The cover of In Each and Every One

Leafcutter John gives the sound its beyond-jazz appeal and there’s still the textural soundscape side there in his style but also a connection with a post-dubstep world that would better be equipped to make more sense of Polar Bear than a lot of jazz made today. Few of the tunes are as strong, in a simply catchy sense, as the title track of 2010's Peepers, although ‘Lost in Death Part 2’ comes close with an English pastoral sense emerging melodically that connects more with the band’s early days. In Each and Every One has more depth and interest than Peepers from a compositional standpoint and the album keeps you guessing even after repeated plays. ‘WW’ has drama and a swirling anarchic sense to it that melds into an involving improvisation combined with creative studio effects. It also shows the artistic risks the band continue to take and mostly pull off, while ‘Maliana’ has a perky triangle-like interlocking Terry Riley-esque upper percussion-line aspect to it plus brassy brushstrokes and much else fascinating murk.
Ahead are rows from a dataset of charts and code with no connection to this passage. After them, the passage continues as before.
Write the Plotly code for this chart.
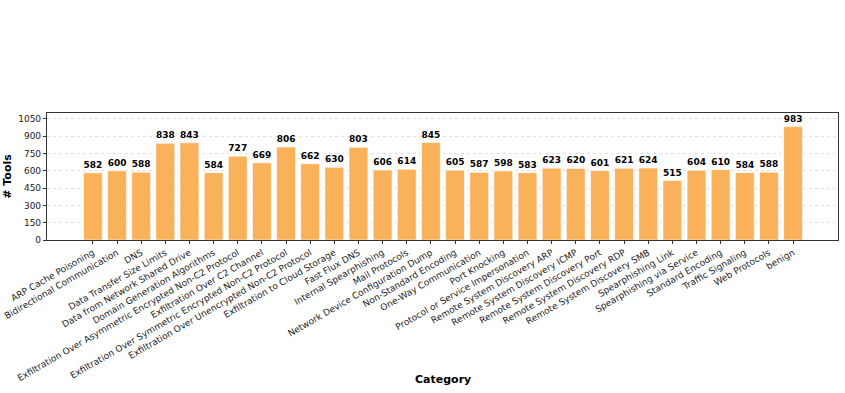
import plotly.graph_objects as go

categories = [
    "ARP Cache Poisoning", "Bidirectional Communication", "DNS", "Data Transfer Size Limits",
    "Data from Network Shared Drive", "Domain Generation Algorithms",
    "Exfiltration Over Asymmetric Encrypted Non-C2 Protocol", "Exfiltration Over C2 Channel",
    "Exfiltration Over Symmetric Encrypted Non-C2 Protocol", "Exfiltration Over Unencrypted Non-C2 Protocol",
    "Exfiltration to Cloud Storage", "Fast Flux DNS", "Internal Spearphishing", "Mail Protocols",
    "Network Device Configuration Dump", "Non-Standard Encoding", "One-Way Communication",
    "Port Knocking", "Protocol or Service Impersonation", "Remote System Discovery ARP",
    "Remote System Discovery ICMP", "Remote System Discovery Port", "Remote System Discovery RDP",
    "Remote System Discovery SMB", "Spearphishing Link", "Spearphishing via Service",
    "Standard Encoding", "Traffic Signaling", "Web Protocols", "benign",
]
tools = [582, 600, 588, 838, 843, 584, 727, 669, 806, 662, 630, 803, 606, 614,
         845, 605, 587, 598, 583, 623, 620, 601, 621, 624, 515, 604, 610, 584, 588, 983]

font = "DejaVu Sans"
n = len(categories)
fig = go.Figure(go.Bar(
    x=list(range(n)), y=tools,
    marker=dict(color="#f9b15a", line=dict(color="rgba(255,255,255,0.6)", width=1)),
    width=0.78,
    text=[str(v) for v in tools], texttemplate="<b>%{text}</b>",
    textposition="outside", textfont=dict(size=9, color="black", family=font),
    cliponaxis=False,
))
fig.update_layout(
    width=845, height=393,
    margin=dict(l=47, r=7, t=113, b=153),
    plot_bgcolor="white", paper_bgcolor="white",
    font=dict(family=font, size=9, color="#222"),
    showlegend=False,
    annotations=[dict(text="<b>Category</b>", xref="paper", yref="paper",
                      x=0.5, y=-1.102, yanchor="middle", showarrow=False,
                      font=dict(size=11, color="black"))],
)
fig.update_xaxes(
    tickmode="array", tickvals=list(range(n)), ticktext=categories,
    tickangle=-30, range=[-1.9, n + 0.86], automargin=False,
    ticks="outside", ticklen=3, tickcolor="#333",
    showline=True, linecolor="#333", linewidth=1.2, mirror=True,
    showgrid=False, tickfont=dict(size=9, color="#222"),
)
fig.update_yaxes(
    range=[0, 1101], tickmode="array", tickvals=list(range(0, 1051, 150)),
    automargin=False,
    ticks="outside", ticklen=3, tickcolor="#333",
    showline=True, linecolor="#333", linewidth=1.2, mirror=True,
    showgrid=True, gridcolor="#e0e0e0", griddash="dot", gridwidth=1,
    tickfont=dict(size=9, color="#222"), zeroline=False,
    title=dict(text="<b># Tools</b>", font=dict(size=11, color="black"), standoff=4),
)
fig.write_html("out.html")
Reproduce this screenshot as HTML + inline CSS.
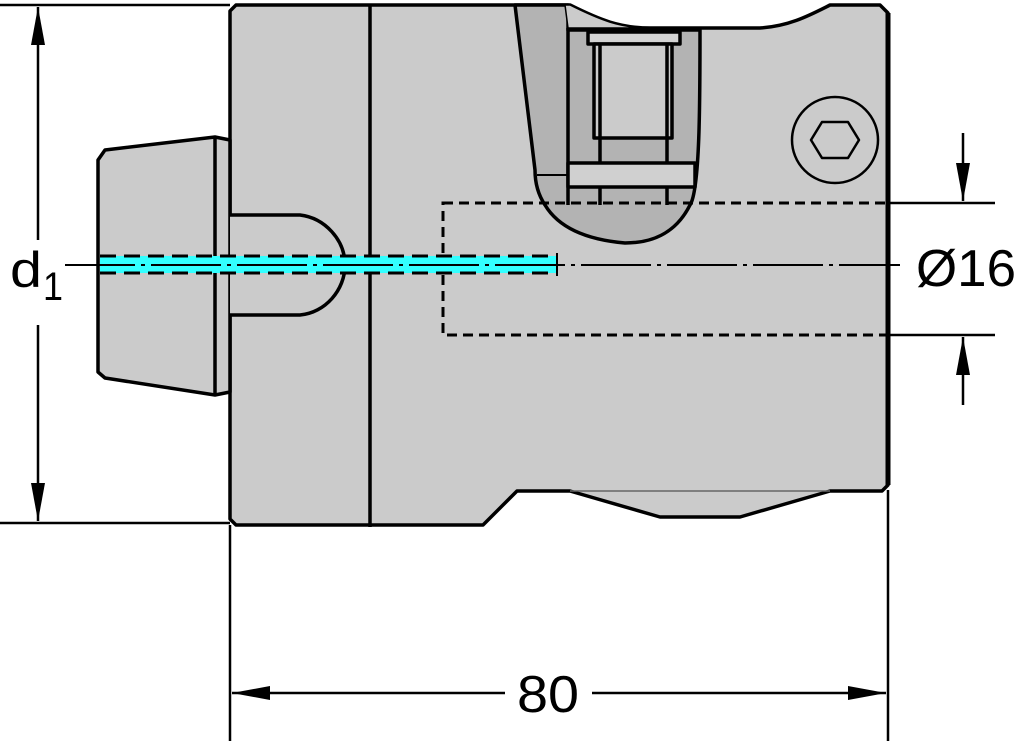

Towards the end the record digs deeper into savant electronica territory, crackles and all, on ‘Life and Life’ and the melancholia and piercing drama ultimately of the saxophone melody is remarkable while ‘Two Storms’ at the end has a slightly withdrawn feel, the saxophone line just going up the scale and the ascending tympani-like lobbing in of tonal bass-y effects along for the ride on a stimulating record, Polar Bear's best to date.